File-to-test mapping misses indirect dependencies Why: the simple src/foo.py -> tests/test_foo.py path mapping doesn't account for shared utilities or transitive imports, so a change to a shared module triggers no tests. Detect: a commit touching a shared utility passes CI but introduces a regression caught only in the full nightly run. Fix: switch from manual path mapping to pytest-testmon or a dependency-graph tool (importlab, Coverage.py --source) that tracks actual import chains.

Tier markers applied inconsistently, causing silent gaps Why: developers add tests without marking them, defaulting to no tier, so pytest -m "tier1" silently skips unmarked tests. Detect: run pytest --collect-only -q | grep -v "tier" and confirm unmarked tests exist; compare total collected counts between filtered and unfiltered runs. Fix: add a CI lint step (pytest --collect-only -q -m "not tier1 and not tier2 and not tier3") that fails if any unmarked test is found, forcing explicit tier assignment.

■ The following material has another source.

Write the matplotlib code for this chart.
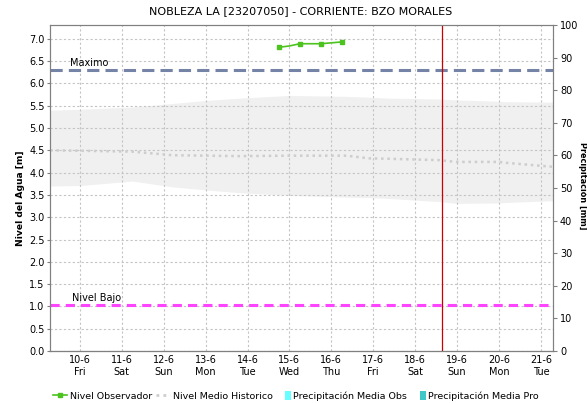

Historical correlation map built from a flaky test pool Why: if the failure database includes flaky test results, the correlation map over-selects tests unrelated to the changed file, inflating run time. Detect: the selected test set for small PRs grows over time without a corresponding growth in changed files, or the same tests are always selected regardless of what changed. Fix: filter the historical failure corpus to only include runs where failures were confirmed reproducible (i.e., failed twice in a row), or set a minimum co-occurrence threshold before adding a pair to the map.

Connections

qa/qa-hub · qa/risk-based-testing · qa/test-automation-strategy · qa/continuous-testing · technical-qa/parallel-test-execution · technical-qa/pytest-advanced · qa/qa-metrics

Open Questions

  • What testing scenarios does this technique systematically miss?
  • How does this approach need to change when delivery cadence moves to continuous deployment?